§ **Exercise objective**: Output exactly the span of lines that begins at the line containing "Generate a web" and ends at the line containing "var width = 1220, height = 768;", both lines included.

=====

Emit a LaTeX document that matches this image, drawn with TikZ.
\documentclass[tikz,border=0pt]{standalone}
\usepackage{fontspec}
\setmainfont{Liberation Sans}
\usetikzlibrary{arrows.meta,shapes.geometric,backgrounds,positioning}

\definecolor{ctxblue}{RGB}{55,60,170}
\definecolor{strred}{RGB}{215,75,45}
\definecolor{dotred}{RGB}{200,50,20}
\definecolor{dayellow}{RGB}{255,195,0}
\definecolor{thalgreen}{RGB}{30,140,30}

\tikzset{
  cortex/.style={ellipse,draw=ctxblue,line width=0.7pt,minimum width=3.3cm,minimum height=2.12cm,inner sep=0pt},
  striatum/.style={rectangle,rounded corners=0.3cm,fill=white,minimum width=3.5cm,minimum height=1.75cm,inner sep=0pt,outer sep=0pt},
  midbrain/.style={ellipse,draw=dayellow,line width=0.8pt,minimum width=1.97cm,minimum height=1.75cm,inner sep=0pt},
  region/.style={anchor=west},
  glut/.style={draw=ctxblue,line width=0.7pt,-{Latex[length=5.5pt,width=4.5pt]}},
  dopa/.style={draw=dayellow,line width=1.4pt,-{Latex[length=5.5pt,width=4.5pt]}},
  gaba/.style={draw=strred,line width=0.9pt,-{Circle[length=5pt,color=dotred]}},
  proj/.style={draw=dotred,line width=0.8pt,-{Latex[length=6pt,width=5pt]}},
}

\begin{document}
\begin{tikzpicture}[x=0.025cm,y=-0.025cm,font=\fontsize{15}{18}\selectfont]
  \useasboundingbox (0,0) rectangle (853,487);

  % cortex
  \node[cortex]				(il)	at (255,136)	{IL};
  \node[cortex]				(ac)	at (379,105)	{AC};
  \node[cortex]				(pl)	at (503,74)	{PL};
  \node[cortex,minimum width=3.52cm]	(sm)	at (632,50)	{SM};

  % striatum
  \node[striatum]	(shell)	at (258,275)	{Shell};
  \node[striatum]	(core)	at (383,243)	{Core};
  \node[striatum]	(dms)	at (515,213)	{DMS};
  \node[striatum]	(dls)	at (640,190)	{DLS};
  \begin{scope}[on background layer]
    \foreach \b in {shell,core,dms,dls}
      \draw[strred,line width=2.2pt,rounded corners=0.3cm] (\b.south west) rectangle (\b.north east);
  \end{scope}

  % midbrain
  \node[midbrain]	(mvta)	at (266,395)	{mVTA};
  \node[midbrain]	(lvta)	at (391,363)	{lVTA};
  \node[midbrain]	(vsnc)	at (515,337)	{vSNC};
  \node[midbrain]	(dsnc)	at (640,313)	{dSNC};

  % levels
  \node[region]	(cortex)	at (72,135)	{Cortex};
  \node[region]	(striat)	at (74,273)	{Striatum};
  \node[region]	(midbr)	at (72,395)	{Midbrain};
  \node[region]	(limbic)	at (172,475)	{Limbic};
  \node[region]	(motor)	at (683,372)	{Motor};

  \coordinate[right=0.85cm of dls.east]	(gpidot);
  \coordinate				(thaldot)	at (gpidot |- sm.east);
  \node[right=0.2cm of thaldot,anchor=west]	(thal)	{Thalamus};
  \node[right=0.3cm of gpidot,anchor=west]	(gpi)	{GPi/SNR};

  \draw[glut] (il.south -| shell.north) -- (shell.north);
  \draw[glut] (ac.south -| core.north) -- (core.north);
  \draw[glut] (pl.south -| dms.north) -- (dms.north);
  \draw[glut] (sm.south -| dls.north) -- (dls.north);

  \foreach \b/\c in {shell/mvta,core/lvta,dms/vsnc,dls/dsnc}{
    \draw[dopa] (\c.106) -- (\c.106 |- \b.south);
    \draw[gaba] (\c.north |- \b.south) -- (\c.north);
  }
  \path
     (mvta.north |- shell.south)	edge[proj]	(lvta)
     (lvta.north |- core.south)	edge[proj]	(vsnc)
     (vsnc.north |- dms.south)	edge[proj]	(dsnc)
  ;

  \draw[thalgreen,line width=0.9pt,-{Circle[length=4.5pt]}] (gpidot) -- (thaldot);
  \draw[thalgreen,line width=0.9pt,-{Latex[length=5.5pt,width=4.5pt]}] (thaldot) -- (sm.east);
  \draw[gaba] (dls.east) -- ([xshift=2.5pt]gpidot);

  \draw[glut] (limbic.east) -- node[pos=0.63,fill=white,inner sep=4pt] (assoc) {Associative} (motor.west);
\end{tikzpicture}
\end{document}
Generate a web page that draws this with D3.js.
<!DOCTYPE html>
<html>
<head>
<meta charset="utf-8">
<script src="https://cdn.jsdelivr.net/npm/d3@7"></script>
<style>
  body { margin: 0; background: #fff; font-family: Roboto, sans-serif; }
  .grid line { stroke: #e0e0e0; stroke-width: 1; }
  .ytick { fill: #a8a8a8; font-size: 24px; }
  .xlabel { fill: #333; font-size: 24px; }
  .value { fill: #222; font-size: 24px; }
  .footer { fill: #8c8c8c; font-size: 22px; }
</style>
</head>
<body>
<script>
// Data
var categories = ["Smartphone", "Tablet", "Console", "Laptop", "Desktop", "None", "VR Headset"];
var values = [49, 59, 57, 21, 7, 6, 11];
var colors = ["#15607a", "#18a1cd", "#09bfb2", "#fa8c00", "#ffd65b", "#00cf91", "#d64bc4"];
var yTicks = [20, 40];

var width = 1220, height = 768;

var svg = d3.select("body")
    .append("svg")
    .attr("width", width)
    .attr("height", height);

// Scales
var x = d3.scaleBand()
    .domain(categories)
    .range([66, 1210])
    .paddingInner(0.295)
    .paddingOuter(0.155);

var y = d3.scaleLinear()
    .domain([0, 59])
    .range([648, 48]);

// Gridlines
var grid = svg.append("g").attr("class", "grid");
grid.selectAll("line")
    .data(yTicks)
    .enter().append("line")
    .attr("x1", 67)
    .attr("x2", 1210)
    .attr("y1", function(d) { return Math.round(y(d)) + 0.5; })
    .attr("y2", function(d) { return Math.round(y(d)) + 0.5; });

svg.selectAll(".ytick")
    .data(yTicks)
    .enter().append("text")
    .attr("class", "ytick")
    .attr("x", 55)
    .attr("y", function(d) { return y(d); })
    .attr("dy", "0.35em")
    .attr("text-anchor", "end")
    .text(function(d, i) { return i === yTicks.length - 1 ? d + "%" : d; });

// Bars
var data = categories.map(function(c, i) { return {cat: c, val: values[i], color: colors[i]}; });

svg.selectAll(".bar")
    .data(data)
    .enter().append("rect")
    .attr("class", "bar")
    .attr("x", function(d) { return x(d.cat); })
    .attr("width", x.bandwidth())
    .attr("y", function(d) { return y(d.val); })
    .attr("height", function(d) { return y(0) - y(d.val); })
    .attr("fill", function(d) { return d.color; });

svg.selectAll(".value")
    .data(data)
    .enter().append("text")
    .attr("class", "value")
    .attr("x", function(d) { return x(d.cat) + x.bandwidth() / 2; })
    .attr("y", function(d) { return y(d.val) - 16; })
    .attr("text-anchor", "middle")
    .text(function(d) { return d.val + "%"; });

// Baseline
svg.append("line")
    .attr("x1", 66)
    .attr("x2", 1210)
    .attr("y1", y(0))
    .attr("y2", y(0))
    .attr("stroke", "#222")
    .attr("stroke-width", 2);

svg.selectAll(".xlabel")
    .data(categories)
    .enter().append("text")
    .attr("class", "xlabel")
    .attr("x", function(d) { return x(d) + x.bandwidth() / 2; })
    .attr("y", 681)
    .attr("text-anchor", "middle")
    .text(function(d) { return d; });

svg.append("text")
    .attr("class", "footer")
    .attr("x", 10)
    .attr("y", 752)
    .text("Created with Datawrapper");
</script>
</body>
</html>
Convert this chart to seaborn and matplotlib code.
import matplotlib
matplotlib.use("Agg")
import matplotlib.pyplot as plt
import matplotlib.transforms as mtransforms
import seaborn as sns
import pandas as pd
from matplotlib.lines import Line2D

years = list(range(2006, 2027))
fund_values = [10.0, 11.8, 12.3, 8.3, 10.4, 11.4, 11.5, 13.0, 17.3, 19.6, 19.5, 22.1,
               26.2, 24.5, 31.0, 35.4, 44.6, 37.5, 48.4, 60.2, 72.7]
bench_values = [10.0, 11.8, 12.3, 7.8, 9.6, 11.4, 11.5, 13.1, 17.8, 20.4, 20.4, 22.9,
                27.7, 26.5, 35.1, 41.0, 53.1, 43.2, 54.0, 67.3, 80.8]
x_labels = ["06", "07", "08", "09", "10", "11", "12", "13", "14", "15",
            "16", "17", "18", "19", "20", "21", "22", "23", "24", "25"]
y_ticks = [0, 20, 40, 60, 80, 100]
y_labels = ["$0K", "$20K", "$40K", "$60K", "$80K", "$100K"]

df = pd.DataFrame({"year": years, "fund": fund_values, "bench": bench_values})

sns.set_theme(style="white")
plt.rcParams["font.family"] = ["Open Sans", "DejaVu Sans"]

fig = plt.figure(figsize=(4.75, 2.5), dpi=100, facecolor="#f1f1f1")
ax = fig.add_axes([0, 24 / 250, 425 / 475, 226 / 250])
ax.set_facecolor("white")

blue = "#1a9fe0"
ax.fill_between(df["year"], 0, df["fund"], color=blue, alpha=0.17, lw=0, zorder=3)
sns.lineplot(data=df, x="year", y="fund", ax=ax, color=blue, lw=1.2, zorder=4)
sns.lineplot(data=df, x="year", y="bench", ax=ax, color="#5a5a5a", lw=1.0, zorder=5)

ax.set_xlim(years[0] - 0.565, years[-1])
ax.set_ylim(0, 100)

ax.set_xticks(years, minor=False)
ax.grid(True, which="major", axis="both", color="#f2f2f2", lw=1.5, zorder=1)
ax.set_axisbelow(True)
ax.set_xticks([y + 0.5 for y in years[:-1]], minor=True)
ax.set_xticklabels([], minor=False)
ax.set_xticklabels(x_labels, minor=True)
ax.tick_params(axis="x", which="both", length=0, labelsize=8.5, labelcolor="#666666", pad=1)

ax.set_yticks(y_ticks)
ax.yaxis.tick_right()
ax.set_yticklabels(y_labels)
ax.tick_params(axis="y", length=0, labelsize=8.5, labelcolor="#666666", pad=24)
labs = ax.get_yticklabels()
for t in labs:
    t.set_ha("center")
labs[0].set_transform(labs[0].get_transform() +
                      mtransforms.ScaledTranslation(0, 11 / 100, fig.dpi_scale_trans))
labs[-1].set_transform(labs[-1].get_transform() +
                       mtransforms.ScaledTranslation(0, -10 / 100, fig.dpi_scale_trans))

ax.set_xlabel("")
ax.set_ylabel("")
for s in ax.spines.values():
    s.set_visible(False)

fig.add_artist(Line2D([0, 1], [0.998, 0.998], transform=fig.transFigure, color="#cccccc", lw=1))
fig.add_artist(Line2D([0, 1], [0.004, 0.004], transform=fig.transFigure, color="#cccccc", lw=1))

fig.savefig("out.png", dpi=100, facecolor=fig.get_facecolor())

=====

§ **Response for this exercise**:
Generate a web page that draws this with D3.js.
<!DOCTYPE html>
<html>
<head>
<meta charset="utf-8">
<script src="https://cdn.jsdelivr.net/npm/d3@7"></script>
<style>
  body { margin: 0; background: #fff; font-family: Roboto, sans-serif; }
  .grid line { stroke: #e0e0e0; stroke-width: 1; }
  .ytick { fill: #a8a8a8; font-size: 24px; }
  .xlabel { fill: #333; font-size: 24px; }
  .value { fill: #222; font-size: 24px; }
  .footer { fill: #8c8c8c; font-size: 22px; }
</style>
</head>
<body>
<script>
// Data
var categories = ["Smartphone", "Tablet", "Console", "Laptop", "Desktop", "None", "VR Headset"];
var values = [49, 59, 57, 21, 7, 6, 11];
var colors = ["#15607a", "#18a1cd", "#09bfb2", "#fa8c00", "#ffd65b", "#00cf91", "#d64bc4"];
var yTicks = [20, 40];

var width = 1220, height = 768;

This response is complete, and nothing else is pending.